In Carvalho Estate v. Verma (Ont CA, 2024) the Ontario Court of Appeal dismissed a novel 'stay pending appeal' motion where the main object of concern was a dog, Rocco. At the lower application stage the dog was held to be the property of the estate, and thus the dog was ordered returned to the estate trustee.

Here the court cites the standard 'stay pending appeal' test from RJR-MacDonald (SCC, 1994):
The Test on a Motion for a Stay

[4] The overarching consideration is whether a stay is in the interests of justice: Sase Aggregate Ltd. v. Langdon, 2023 ONCA 644, at para. 10. This is determined by a consideration of the factors in RJR-MacDonald Inc v.
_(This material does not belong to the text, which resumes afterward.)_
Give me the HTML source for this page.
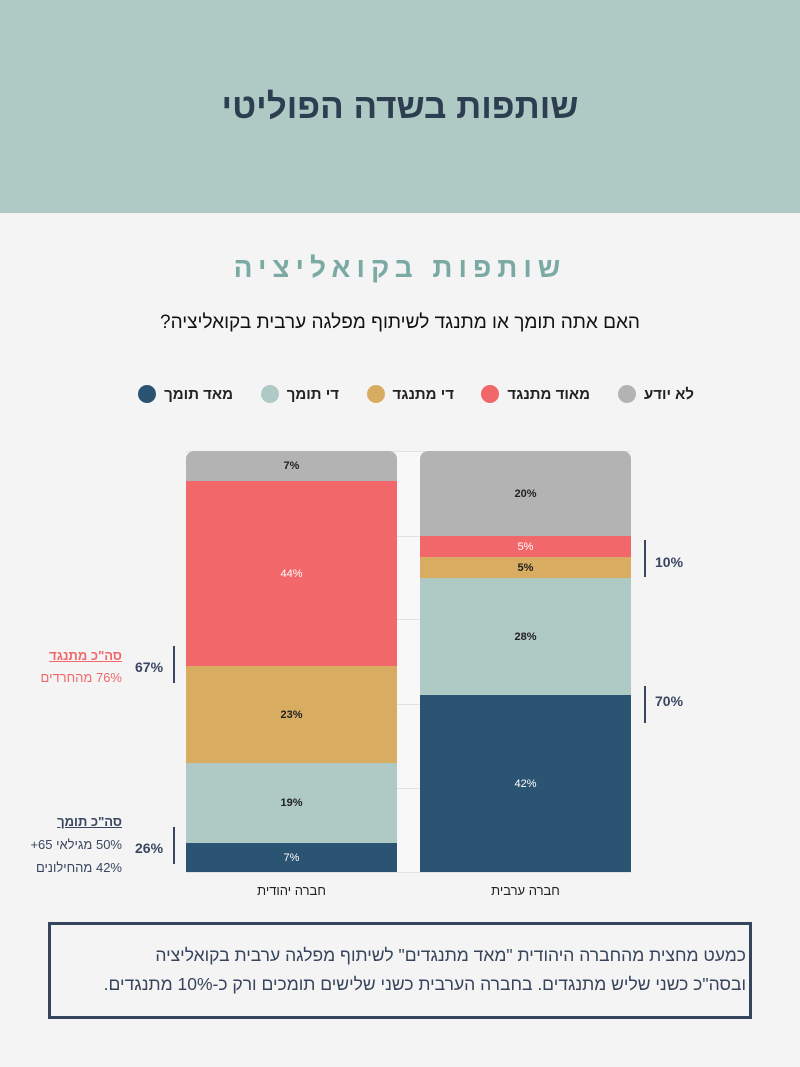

Canada (Attorney General), 1994 CanLII 117 (SCC), [1994] 1 S.C.R. 311, at pp. 347-49:
(a) whether the appeal raises a serious question to be tried;

(b) whether the moving party would suffer irreparable harm if the stay were refused; and

(c) the balance of convenience, namely which of the parties would suffer greater harm from the granting or refusal of the stay.
[5] The relative strengths of these factors need not be equal. One factor may favour a stay more strongly than another: Haudenosaunee Development Institute v. Metrolinx, 2023 ONCA 122, at para. 6. However, all three factors must be satisfied for a stay to be granted: R. v. Canadian Broadcasting Corp., 2018 SCC 5, [2018] 1 S.C.R. 196, at para. 12.